Information Retrieval (Indexing)

We want to be able to match different query terms and have a matching concept come up (e.g. synonyms should not matter, etc.).

At a high level, we want to convert a query to a query representation with a representation function, and then get results from it.

We need some kind of representation that captures the meaning of a document.

this doesn’t need to be reversible (documents with similar content should have similar representation)

Most simply, could use “bag of words” approach:

assume all words in document are independent of others, i.e. presence of 1 word is irrelevant to meaning of other words (bad assumption)

Words can be in many languages, but we generally use English. We process the words of a document as follows:

tokenizer - remove punctuation from document, etc.
case folding - treat things as lower case, unicode in canonical form (note we do lose some information e.g. Bush vs bush)

One possible approach is creating an embedding (representation) of a document.

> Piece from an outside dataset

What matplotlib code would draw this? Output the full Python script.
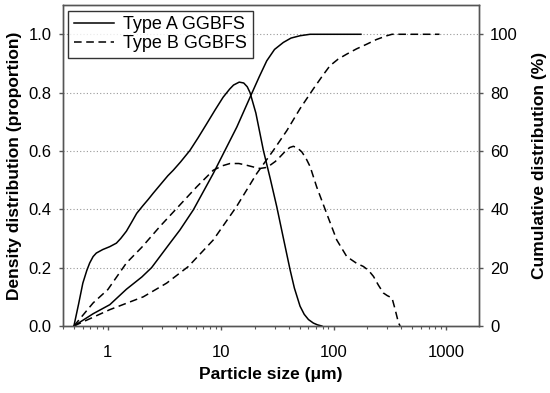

take high dimensional object (text document) and embed in lower-dimensional plane, e.g. embed sentence in $\mathbb R^{768}$
Distance between embeddings would be cosine, and the distance between words would be their semantic similarity
Goal for an embedding would be for distance between embeddings to be similar to distance between words

Alternatively, we use a bag of words (i.e. word count).

each row is a “posting”
we have index mapping - each cell indicates if a word $i$ is in a given document
storing position is possible - this will allow searches for phrases

Inverted Index - map context to documents